Dual-booting any version of Microsoft’s Windows operating system with a Linux or BSD desktop or server distribution is a very common practice. For first time users of Linux, that is the easiest way to keep using Windows, while getting used to their choice of Linux distribution.
One of the most important decisions you have to make when dual-booting Windows and your favorite Linux distribution, is where to install the Linux boot loader. It could either go in the target hard drive’s Master Boot Record (MBR), or in the first sector of its own boot or root partition.
To make managing your dual-boot system less of a hassle, especially when both operating systems are installed on the same hard drive, the recommended location (for the Linux boot loader) is in the first sector of the Linux distribution’s boot or root partition. After that, you must then add an entry for the Linux distribution in the Windows boot menu.
The best graphical application that I have found to help you accomplish that task, is EasyBCD, a free application (free for personal use, that is) from NeoSmart Technologies. You may download it from here. The rest of this article shows how to use it to add an entry for any Linux distribution in the Windows boot menu. Note: This also applies to any of the BSDs, like PC-BSD.
After downloading it, install it as you would any other Windows application. It should start if installation is successful. The main window is shown below. To add the entry, click the Add New Entry tab.
Then click on the Linux/BSD tab. By default, GRUB (Legacy) should be preselected in the Type dropdown menu. If your distribution still uses that version of GRUB, then you just need to modify the Name field to reflect the distribution you are adding and select the partition where you installed GRUB from the Device dropdown menu.
However, if your distribution uses GRUB 2, as most Linux distributions do, select it from the Type dropdown menu, then modify the Name field to suite. That is all you need to do when using GRUB 2. If selecting GRUB 2 does not work for you, even when you know that GRUB 2 is the distribution’s boot loader, selecting GRUB (Legacy) also seems to work.
This is what the window should look like after selecting the right options. Click Add Entry.

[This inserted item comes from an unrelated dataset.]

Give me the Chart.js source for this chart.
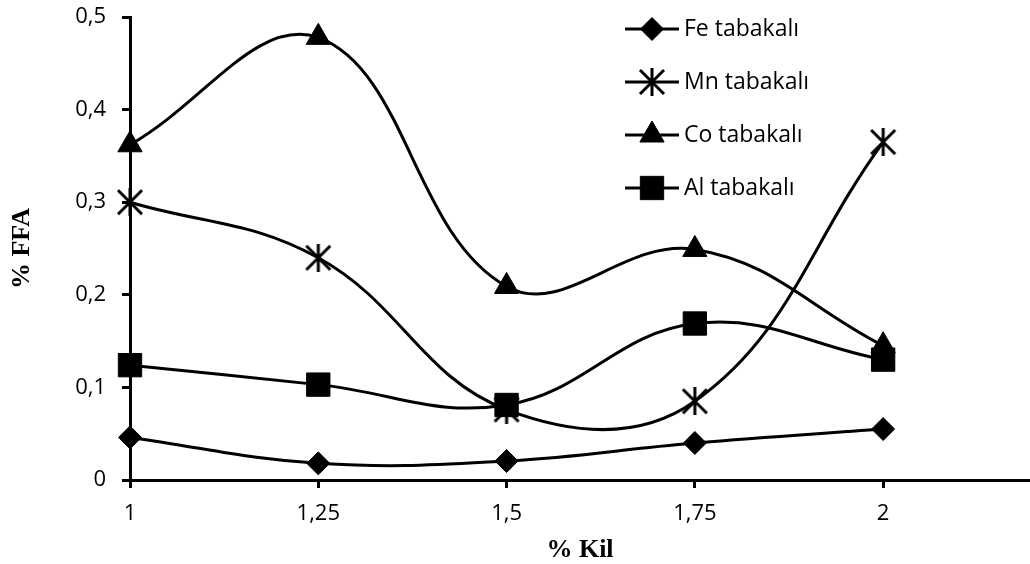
<!DOCTYPE html>
<html>
<head>
<meta charset="utf-8">
<script src="https://cdn.jsdelivr.net/npm/chart.js@4/dist/chart.umd.min.js"></script>
<style>
  html, body { margin: 0; padding: 0; background: #fff; }
  #wrap { width: 1030px; height: 564px; }
</style>
</head>
<body>
<div id="wrap"><canvas id="grafik" width="1030" height="564"></canvas></div>
<script>
// --- veriler ---
const kil = [1, 1.25, 1.5, 1.75, 2];
const feTabakali = [0.046, 0.018, 0.0205, 0.040, 0.055];
const mnTabakali = [0.300, 0.240, 0.076, 0.085, 0.365];
const coTabakali = [0.362, 0.478, 0.209, 0.249, 0.145];
const alTabakali = [0.124, 0.103, 0.081, 0.169, 0.130];
const seriAdlari = ['Fe tabakalı', 'Mn tabakalı', 'Co tabakalı', 'Al tabakalı'];

// yildiz isaretci (X + dikey cizgi), Excel'deki gibi
function yildizYap(boyut) {
    const c = document.createElement('canvas');
    c.width = boyut; c.height = boyut;
    const g = c.getContext('2d');
    const m = 2, s = boyut - 2;
    g.strokeStyle = '#000';
    g.lineWidth = 3;
    g.beginPath();
    g.moveTo(m, m); g.lineTo(s, s);
    g.moveTo(s, m); g.lineTo(m, s);
    g.moveTo(boyut / 2, 0); g.lineTo(boyut / 2, boyut);
    g.stroke();
    return c;
}
const yildiz = yildizYap(28);

function noktalar(dizi) {
    return kil.map((x, i) => ({ x: x, y: dizi[i] }));
}

function virgul(v) {
    return Number(v.toFixed(2)).toString().replace('.', ',');
}

const ortak = {
    borderColor: '#000',
    backgroundColor: '#000',
    pointBackgroundColor: '#000',
    pointBorderColor: '#000',
    borderWidth: 3,
    tension: 0.4,
    pointBorderWidth: 1,
    clip: false
};

// legend elle ciziliyor (cizgi + isaretci + yazi)
const elleLegend = {
    id: 'elleLegend',
    afterDraw(chart, args, opts) {
        const ctx = chart.ctx;
        ctx.save();
        chart.data.datasets.forEach((ds, i) => {
            const y = opts.y0 + i * opts.aralik;
            ctx.strokeStyle = '#000';
            ctx.lineWidth = 3;
            ctx.beginPath();
            ctx.moveTo(opts.x0, y);
            ctx.lineTo(opts.x1, y);
            ctx.stroke();
            ctx.fillStyle = '#000';
            ctx.strokeStyle = '#000';
            ctx.lineWidth = 1;
            Chart.helpers.drawPoint(ctx, {
                pointStyle: ds.pointStyle,
                radius: ds.pointRadius,
                borderWidth: 1,
                rotation: 0
            }, (opts.x0 + opts.x1) / 2, y);
            ctx.fillStyle = '#000';
            ctx.font = '23px "Open Sans"';
            ctx.textBaseline = 'middle';
            ctx.textAlign = 'left';
            ctx.fillText(ds.label, opts.metinX, y);
        });
        ctx.restore();
    }
};

new Chart(document.getElementById('grafik'), {
    type: 'line',
    data: {
        datasets: [
            { ...ortak, label: seriAdlari[0], data: noktalar(feTabakali), pointStyle: 'rectRot', pointRadius: 11.5, pointHoverRadius: 11.5 },
            { ...ortak, label: seriAdlari[1], data: noktalar(mnTabakali), pointStyle: yildiz, pointRadius: 14, pointHoverRadius: 14 },
            { ...ortak, label: seriAdlari[2], data: noktalar(coTabakali), pointStyle: 'triangle', pointRadius: 14, pointHoverRadius: 14 },
            { ...ortak, label: seriAdlari[3], data: noktalar(alTabakali), pointStyle: 'rect', pointRadius: 16.5, pointHoverRadius: 16.5 }
        ]
    },
    options: {
        responsive: false,
        animation: false,
        layout: { autoPadding: false, padding: { top: 17, right: 0, bottom: 0, left: 0 } },
        plugins: {
            legend: { display: false },
            tooltip: { enabled: false },
            elleLegend: { x0: 625, x1: 679, metinX: 684, y0: 29, aralik: 53 }
        },
        scales: {
            x: {
                type: 'linear',
                min: 1,
                max: 2.195,
                afterFit: (s) => {
                    s.height = 84;
                    s.paddingLeft = 0; s.paddingRight = 0;
                },
                ticks: {
                    stepSize: 0.25,
                    includeBounds: false,
                    autoSkip: false,
                    maxRotation: 0,
                    padding: 13,
                    color: '#000',
                    font: { family: 'Open Sans', size: 22 },
                    callback: (v) => virgul(v)
                },
                grid: { drawOnChartArea: false, drawTicks: true, tickLength: 8, color: '#000', lineWidth: 3 },
                border: { display: true, color: '#000', width: 3 },
                title: {
                    display: true,
                    text: '% Kil',
                    color: '#000',
                    font: { family: 'Liberation Serif', size: 26, weight: 'bold', lineHeight: 1 },
                    padding: { top: 0, bottom: 1 }
                }
            },
            y: {
                min: 0,
                max: 0.5,
                afterFit: (s) => {
                    s.width = 130;
                    s.paddingTop = 0; s.paddingBottom = 0;
                },
                ticks: {
                    stepSize: 0.1,
                    padding: 16,
                    color: '#000',
                    font: { family: 'Open Sans', size: 22 },
                    callback: (v) => virgul(v)
                },
                grid: { drawOnChartArea: false, drawTicks: true, tickLength: 8, color: '#000', lineWidth: 3 },
                border: { display: true, color: '#000', width: 3 },
                title: {
                    display: true,
                    text: '% FFA',
                    color: '#000',
                    font: { family: 'Liberation Serif', size: 26, weight: 'bold', lineHeight: 1 },
                    padding: { top: 9, bottom: 0 }
                }
            }
        }
    },
    plugins: [elleLegend]
});
</script>
</body>
</html>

You can see a preview of the entries in the boot menu in the Edit Boot Menu tab. Exit EasyBCD, restart the computer and try logging into the operating systems just to make sure that you can.
I tried this EasyBCD and it’s not working. The Windows boot menu shows me two OS option (Windows 7 and ubuntu. But when I select ubuntu, it just shows a DOS window with grub> prompt instead of booting into ubuntu. Don’t know how to go from here.
My laptop is Lenovo ThinkPad T540p with i7-4600M and 8GB DDR3L. The dual-boot is setup on two separate disks. The main HDD has Windows 7 Pro 64bit on it (came with the laptop 3 years ago), the other HDD has Ubuntu 18.04 64bit inside the DVD adapter I installed last year. Both of them are on legacy boot modes. I used to have a Linux GRUB2 menu to let me choose what to boot. However, the GRUB2 menu disappeared after Warranty work of replacing the motherboard. I can only boot into Windows 7 or Ubuntu 18.04 through BIOS boot menu (F12). I tried to repair the GRUB2 to no avail. So I came to EasyBCD for another option. It just no go. Any suggestions? Thanks
i run my mobo in uefi mode so most of EasyBCD is greyed out, however its still possible to use command line tools such as efibootmgr, but.. i have given up tryin to make it work!!! halp!!!!
Everywhere are these simple instructions, but they don’t work – ever. There is much more work to be done under Grub to get Linux to boot from this boot menu. EasyBCD is incapable of doing what is needed. I have tried every combination in EasyBCD, and the closest I, and many, many, many others get to boot is the meaningless – to Windows users – grub command prompt. I’m not surprised that Windows outweighs Linux, because its command lines are long and involved. If it wasn’t for the current debacle with Windows 10, I would ditch Linux. It’s impossible.
That this article was published shows that the steps worked. So that you failed to make it work on your system does not invalidate it.
Also, EasyBCD requires Vista or later.
What can be done in XP or earlier, anyone know?
So this is OK if you are running windows, but what if you have no windows and can not use easyBCD?. I have tried installing linux mint 13 over linux mint 12 and comes up with error when trying to install from the USB stick. Just seems so crazy when in mint 10 and on it was all so easy.
this software not detect grub 2.0.0 beta 4!!!